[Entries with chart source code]
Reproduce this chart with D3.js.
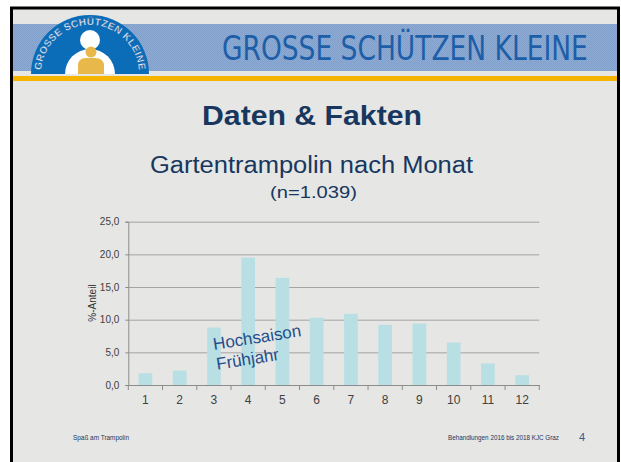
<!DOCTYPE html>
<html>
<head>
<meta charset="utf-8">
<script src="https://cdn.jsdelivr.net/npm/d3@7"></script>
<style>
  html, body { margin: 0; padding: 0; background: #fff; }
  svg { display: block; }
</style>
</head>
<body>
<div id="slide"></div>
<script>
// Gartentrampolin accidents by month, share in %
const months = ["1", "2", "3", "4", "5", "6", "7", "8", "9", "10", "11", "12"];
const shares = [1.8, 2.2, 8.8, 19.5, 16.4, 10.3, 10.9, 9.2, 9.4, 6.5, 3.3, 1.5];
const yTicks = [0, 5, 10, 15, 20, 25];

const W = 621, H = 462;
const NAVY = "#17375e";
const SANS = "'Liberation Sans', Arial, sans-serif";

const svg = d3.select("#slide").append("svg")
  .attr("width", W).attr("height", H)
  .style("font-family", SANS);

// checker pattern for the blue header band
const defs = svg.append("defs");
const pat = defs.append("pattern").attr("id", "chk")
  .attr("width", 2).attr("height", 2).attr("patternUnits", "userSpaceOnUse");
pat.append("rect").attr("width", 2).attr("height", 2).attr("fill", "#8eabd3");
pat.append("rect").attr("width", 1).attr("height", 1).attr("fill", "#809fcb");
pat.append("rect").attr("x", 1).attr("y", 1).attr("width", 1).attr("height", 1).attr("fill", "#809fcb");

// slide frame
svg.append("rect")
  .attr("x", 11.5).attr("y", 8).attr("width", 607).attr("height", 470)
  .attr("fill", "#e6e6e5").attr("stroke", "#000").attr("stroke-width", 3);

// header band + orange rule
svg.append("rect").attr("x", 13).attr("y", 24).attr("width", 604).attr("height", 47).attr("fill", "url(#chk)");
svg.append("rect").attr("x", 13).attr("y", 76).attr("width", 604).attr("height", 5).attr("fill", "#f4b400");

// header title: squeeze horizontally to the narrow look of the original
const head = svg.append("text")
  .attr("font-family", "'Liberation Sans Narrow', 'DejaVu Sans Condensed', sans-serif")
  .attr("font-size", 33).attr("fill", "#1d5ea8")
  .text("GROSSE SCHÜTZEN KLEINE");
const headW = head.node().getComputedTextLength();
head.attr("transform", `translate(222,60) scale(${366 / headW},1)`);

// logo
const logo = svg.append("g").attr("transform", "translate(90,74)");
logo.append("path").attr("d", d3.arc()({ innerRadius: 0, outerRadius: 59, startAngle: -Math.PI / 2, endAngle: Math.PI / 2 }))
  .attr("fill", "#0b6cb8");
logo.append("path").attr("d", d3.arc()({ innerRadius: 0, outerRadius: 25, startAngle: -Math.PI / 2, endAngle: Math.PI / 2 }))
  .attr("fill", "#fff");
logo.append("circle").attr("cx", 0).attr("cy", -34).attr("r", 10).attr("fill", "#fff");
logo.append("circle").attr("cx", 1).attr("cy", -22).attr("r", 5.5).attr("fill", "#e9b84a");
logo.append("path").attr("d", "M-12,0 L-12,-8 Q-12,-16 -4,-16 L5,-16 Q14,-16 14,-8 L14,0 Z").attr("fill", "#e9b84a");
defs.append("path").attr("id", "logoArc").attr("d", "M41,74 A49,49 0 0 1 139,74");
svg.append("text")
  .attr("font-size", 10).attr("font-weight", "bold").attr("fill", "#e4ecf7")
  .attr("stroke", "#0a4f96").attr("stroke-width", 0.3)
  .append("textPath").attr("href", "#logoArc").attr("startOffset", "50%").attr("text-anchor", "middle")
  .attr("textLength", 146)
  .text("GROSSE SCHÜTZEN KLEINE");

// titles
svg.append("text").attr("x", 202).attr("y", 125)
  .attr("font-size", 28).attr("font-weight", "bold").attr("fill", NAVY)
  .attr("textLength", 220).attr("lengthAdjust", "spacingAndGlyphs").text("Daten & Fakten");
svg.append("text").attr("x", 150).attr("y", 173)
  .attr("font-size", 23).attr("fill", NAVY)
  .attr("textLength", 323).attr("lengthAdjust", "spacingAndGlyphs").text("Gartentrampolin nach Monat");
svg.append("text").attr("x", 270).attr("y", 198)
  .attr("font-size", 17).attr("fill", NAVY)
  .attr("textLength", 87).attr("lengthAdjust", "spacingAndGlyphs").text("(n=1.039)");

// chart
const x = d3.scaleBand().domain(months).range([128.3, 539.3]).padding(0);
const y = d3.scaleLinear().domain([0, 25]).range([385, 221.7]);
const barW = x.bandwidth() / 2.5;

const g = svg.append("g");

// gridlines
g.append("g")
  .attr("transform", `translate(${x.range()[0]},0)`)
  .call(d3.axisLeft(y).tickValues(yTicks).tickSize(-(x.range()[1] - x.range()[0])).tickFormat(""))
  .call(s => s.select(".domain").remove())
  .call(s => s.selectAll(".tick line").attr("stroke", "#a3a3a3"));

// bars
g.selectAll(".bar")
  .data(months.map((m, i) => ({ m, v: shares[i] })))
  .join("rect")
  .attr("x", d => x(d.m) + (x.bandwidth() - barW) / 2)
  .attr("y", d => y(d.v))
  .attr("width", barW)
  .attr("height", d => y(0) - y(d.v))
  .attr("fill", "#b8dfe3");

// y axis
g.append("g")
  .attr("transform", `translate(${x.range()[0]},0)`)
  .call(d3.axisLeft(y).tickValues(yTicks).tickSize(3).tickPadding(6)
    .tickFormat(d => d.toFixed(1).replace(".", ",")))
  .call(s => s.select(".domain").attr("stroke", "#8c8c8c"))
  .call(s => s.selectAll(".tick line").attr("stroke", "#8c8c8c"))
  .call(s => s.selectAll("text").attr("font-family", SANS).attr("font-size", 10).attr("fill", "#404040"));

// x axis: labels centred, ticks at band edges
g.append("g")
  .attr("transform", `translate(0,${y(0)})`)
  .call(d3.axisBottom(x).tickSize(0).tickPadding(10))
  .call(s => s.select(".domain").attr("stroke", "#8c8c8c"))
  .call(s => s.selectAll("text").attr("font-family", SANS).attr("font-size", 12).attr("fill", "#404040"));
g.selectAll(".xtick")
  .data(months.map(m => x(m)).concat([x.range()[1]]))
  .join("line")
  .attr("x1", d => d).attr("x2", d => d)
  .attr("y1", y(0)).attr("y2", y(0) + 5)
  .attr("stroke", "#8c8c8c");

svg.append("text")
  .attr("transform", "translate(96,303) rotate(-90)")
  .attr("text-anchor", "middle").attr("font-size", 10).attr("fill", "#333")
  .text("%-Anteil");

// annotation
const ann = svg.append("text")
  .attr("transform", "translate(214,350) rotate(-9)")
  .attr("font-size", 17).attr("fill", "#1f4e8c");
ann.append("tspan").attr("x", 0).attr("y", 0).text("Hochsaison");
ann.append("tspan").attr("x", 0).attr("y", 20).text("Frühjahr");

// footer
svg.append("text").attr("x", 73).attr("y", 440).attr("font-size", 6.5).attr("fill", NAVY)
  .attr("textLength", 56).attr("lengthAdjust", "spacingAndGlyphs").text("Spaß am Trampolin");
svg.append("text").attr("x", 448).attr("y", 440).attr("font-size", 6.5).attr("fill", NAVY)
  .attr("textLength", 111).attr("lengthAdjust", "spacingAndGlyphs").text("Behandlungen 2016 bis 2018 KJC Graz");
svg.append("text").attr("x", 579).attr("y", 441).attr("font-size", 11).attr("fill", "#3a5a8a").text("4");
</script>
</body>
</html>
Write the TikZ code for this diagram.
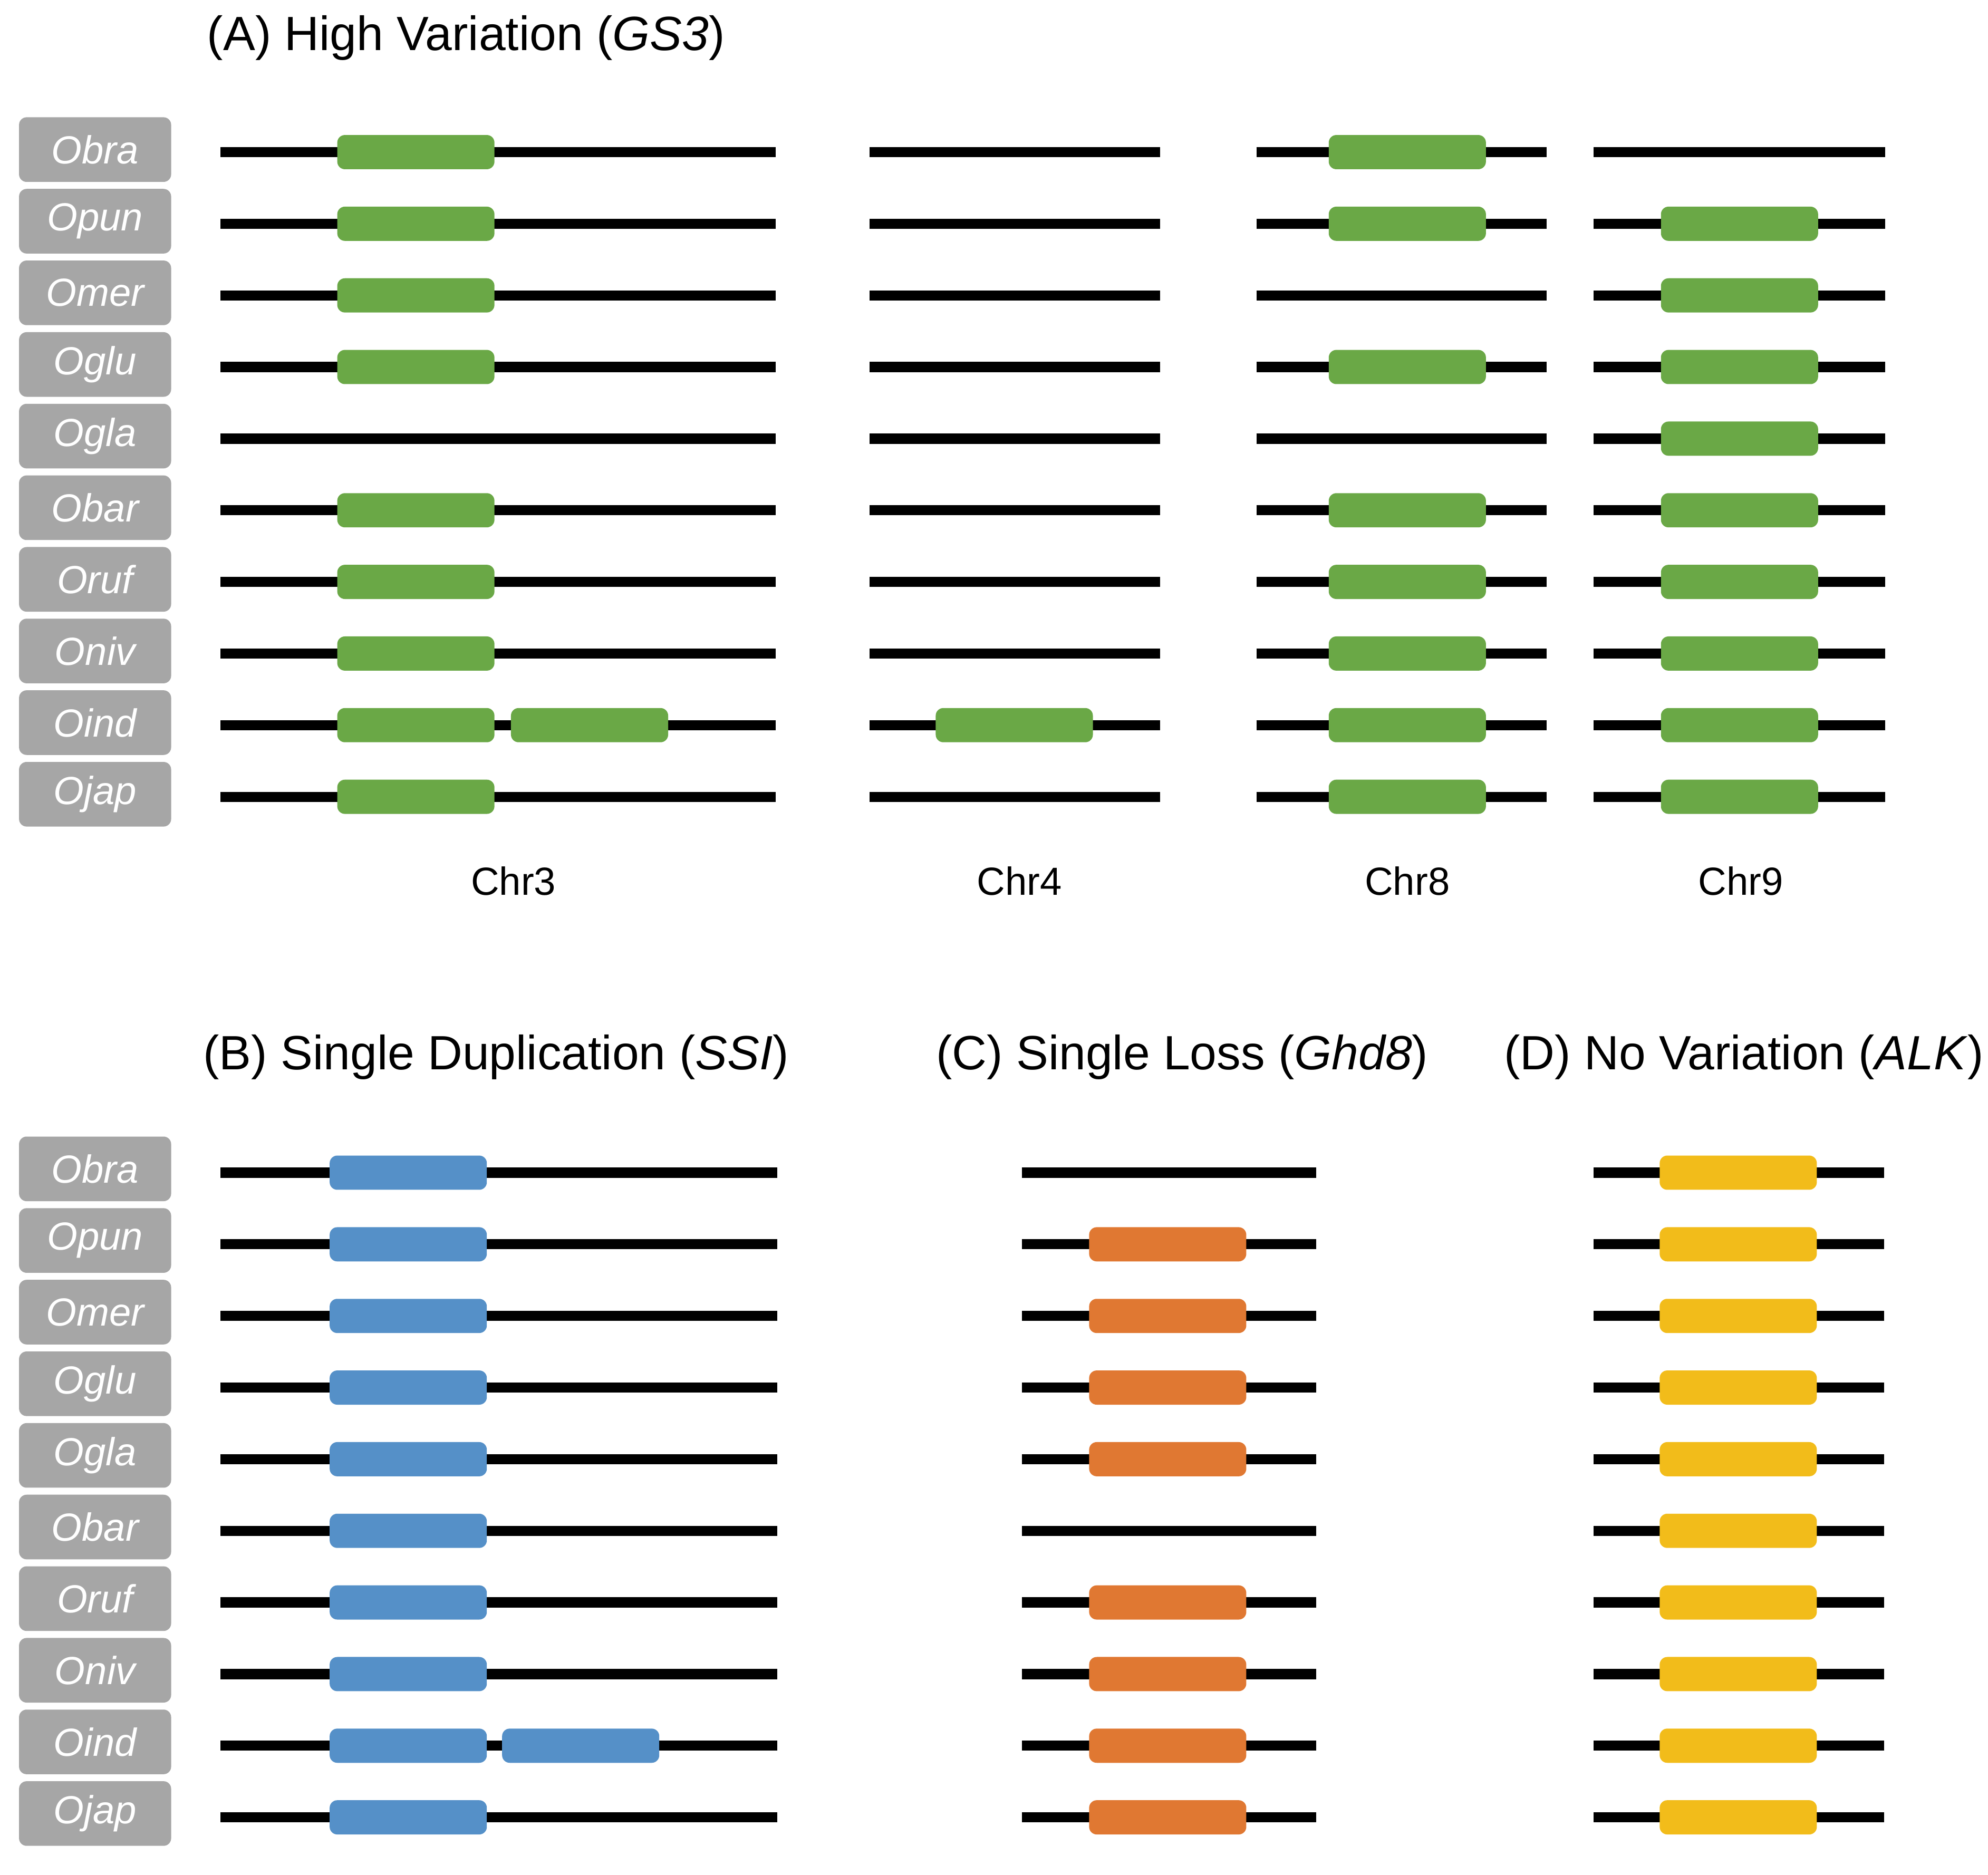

→ **Exercise brief**:
Copy out all the data exactly; skip the pictures.

→ **Reply to the exercise**:
Reproduce this chart with D3.js.
<!DOCTYPE html>
<html>
<head>
<meta charset="utf-8">
<script src="https://cdn.jsdelivr.net/npm/d3@7"></script>
<style>
  html, body { margin: 0; padding: 0; background: #fff; }
  svg { display: block; }
</style>
</head>
<body>
<div id="slide"></div>
<script>
// Gartentrampolin accidents by month, share in %
const months = ["1", "2", "3", "4", "5", "6", "7", "8", "9", "10", "11", "12"];
const shares = [1.8, 2.2, 8.8, 19.5, 16.4, 10.3, 10.9, 9.2, 9.4, 6.5, 3.3, 1.5];
const yTicks = [0, 5, 10, 15, 20, 25];

const W = 621, H = 462;
const NAVY = "#17375e";
const SANS = "'Liberation Sans', Arial, sans-serif";

const svg = d3.select("#slide").append("svg")
  .attr("width", W).attr("height", H)
  .style("font-family", SANS);

// checker pattern for the blue header band
const defs = svg.append("defs");
const pat = defs.append("pattern").attr("id", "chk")
  .attr("width", 2).attr("height", 2).attr("patternUnits", "userSpaceOnUse");
pat.append("rect").attr("width", 2).attr("height", 2).attr("fill", "#8eabd3");
pat.append("rect").attr("width", 1).attr("height", 1).attr("fill", "#809fcb");
pat.append("rect").attr("x", 1).attr("y", 1).attr("width", 1).attr("height", 1).attr("fill", "#809fcb");

// slide frame
svg.append("rect")
  .attr("x", 11.5).attr("y", 8).attr("width", 607).attr("height", 470)
  .attr("fill", "#e6e6e5").attr("stroke", "#000").attr("stroke-width", 3);

// header band + orange rule
svg.append("rect").attr("x", 13).attr("y", 24).attr("width", 604).attr("height", 47).attr("fill", "url(#chk)");
svg.append("rect").attr("x", 13).attr("y", 76).attr("width", 604).attr("height", 5).attr("fill", "#f4b400");

// header title: squeeze horizontally to the narrow look of the original
const head = svg.append("text")
  .attr("font-family", "'Liberation Sans Narrow', 'DejaVu Sans Condensed', sans-serif")
  .attr("font-size", 33).attr("fill", "#1d5ea8")
  .text("GROSSE SCHÜTZEN KLEINE");
const headW = head.node().getComputedTextLength();
head.attr("transform", `translate(222,60) scale(${366 / headW},1)`);

// logo
const logo = svg.append("g").attr("transform", "translate(90,74)");
logo.append("path").attr("d", d3.arc()({ innerRadius: 0, outerRadius: 59, startAngle: -Math.PI / 2, endAngle: Math.PI / 2 }))
  .attr("fill", "#0b6cb8");
logo.append("path").attr("d", d3.arc()({ innerRadius: 0, outerRadius: 25, startAngle: -Math.PI / 2, endAngle: Math.PI / 2 }))
  .attr("fill", "#fff");
logo.append("circle").attr("cx", 0).attr("cy", -34).attr("r", 10).attr("fill", "#fff");
logo.append("circle").attr("cx", 1).attr("cy", -22).attr("r", 5.5).attr("fill", "#e9b84a");
logo.append("path").attr("d", "M-12,0 L-12,-8 Q-12,-16 -4,-16 L5,-16 Q14,-16 14,-8 L14,0 Z").attr("fill", "#e9b84a");
defs.append("path").attr("id", "logoArc").attr("d", "M41,74 A49,49 0 0 1 139,74");
svg.append("text")
  .attr("font-size", 10).attr("font-weight", "bold").attr("fill", "#e4ecf7")
  .attr("stroke", "#0a4f96").attr("stroke-width", 0.3)
  .append("textPath").attr("href", "#logoArc").attr("startOffset", "50%").attr("text-anchor", "middle")
  .attr("textLength", 146)
  .text("GROSSE SCHÜTZEN KLEINE");

// titles
svg.append("text").attr("x", 202).attr("y", 125)
  .attr("font-size", 28).attr("font-weight", "bold").attr("fill", NAVY)
  .attr("textLength", 220).attr("lengthAdjust", "spacingAndGlyphs").text("Daten & Fakten");
svg.append("text").attr("x", 150).attr("y", 173)
  .attr("font-size", 23).attr("fill", NAVY)
  .attr("textLength", 323).attr("lengthAdjust", "spacingAndGlyphs").text("Gartentrampolin nach Monat");
svg.append("text").attr("x", 270).attr("y", 198)
  .attr("font-size", 17).attr("fill", NAVY)
  .attr("textLength", 87).attr("lengthAdjust", "spacingAndGlyphs").text("(n=1.039)");

// chart
const x = d3.scaleBand().domain(months).range([128.3, 539.3]).padding(0);
const y = d3.scaleLinear().domain([0, 25]).range([385, 221.7]);
const barW = x.bandwidth() / 2.5;

const g = svg.append("g");

// gridlines
g.append("g")
  .attr("transform", `translate(${x.range()[0]},0)`)
  .call(d3.axisLeft(y).tickValues(yTicks).tickSize(-(x.range()[1] - x.range()[0])).tickFormat(""))
  .call(s => s.select(".domain").remove())
  .call(s => s.selectAll(".tick line").attr("stroke", "#a3a3a3"));

// bars
g.selectAll(".bar")
  .data(months.map((m, i) => ({ m, v: shares[i] })))
  .join("rect")
  .attr("x", d => x(d.m) + (x.bandwidth() - barW) / 2)
  .attr("y", d => y(d.v))
  .attr("width", barW)
  .attr("height", d => y(0) - y(d.v))
  .attr("fill", "#b8dfe3");

// y axis
g.append("g")
  .attr("transform", `translate(${x.range()[0]},0)`)
  .call(d3.axisLeft(y).tickValues(yTicks).tickSize(3).tickPadding(6)
    .tickFormat(d => d.toFixed(1).replace(".", ",")))
  .call(s => s.select(".domain").attr("stroke", "#8c8c8c"))
  .call(s => s.selectAll(".tick line").attr("stroke", "#8c8c8c"))
  .call(s => s.selectAll("text").attr("font-family", SANS).attr("font-size", 10).attr("fill", "#404040"));

// x axis: labels centred, ticks at band edges
g.append("g")
  .attr("transform", `translate(0,${y(0)})`)
  .call(d3.axisBottom(x).tickSize(0).tickPadding(10))
  .call(s => s.select(".domain").attr("stroke", "#8c8c8c"))
  .call(s => s.selectAll("text").attr("font-family", SANS).attr("font-size", 12).attr("fill", "#404040"));
g.selectAll(".xtick")
  .data(months.map(m => x(m)).concat([x.range()[1]]))
  .join("line")
  .attr("x1", d => d).attr("x2", d => d)
  .attr("y1", y(0)).attr("y2", y(0) + 5)
  .attr("stroke", "#8c8c8c");

svg.append("text")
  .attr("transform", "translate(96,303) rotate(-90)")
  .attr("text-anchor", "middle").attr("font-size", 10).attr("fill", "#333")
  .text("%-Anteil");

// annotation
const ann = svg.append("text")
  .attr("transform", "translate(214,350) rotate(-9)")
  .attr("font-size", 17).attr("fill", "#1f4e8c");
ann.append("tspan").attr("x", 0).attr("y", 0).text("Hochsaison");
ann.append("tspan").attr("x", 0).attr("y", 20).text("Frühjahr");

// footer
svg.append("text").attr("x", 73).attr("y", 440).attr("font-size", 6.5).attr("fill", NAVY)
  .attr("textLength", 56).attr("lengthAdjust", "spacingAndGlyphs").text("Spaß am Trampolin");
svg.append("text").attr("x", 448).attr("y", 440).attr("font-size", 6.5).attr("fill", NAVY)
  .attr("textLength", 111).attr("lengthAdjust", "spacingAndGlyphs").text("Behandlungen 2016 bis 2018 KJC Graz");
svg.append("text").attr("x", 579).attr("y", 441).attr("font-size", 11).attr("fill", "#3a5a8a").text("4");
</script>
</body>
</html>
Write the TikZ code for this diagram.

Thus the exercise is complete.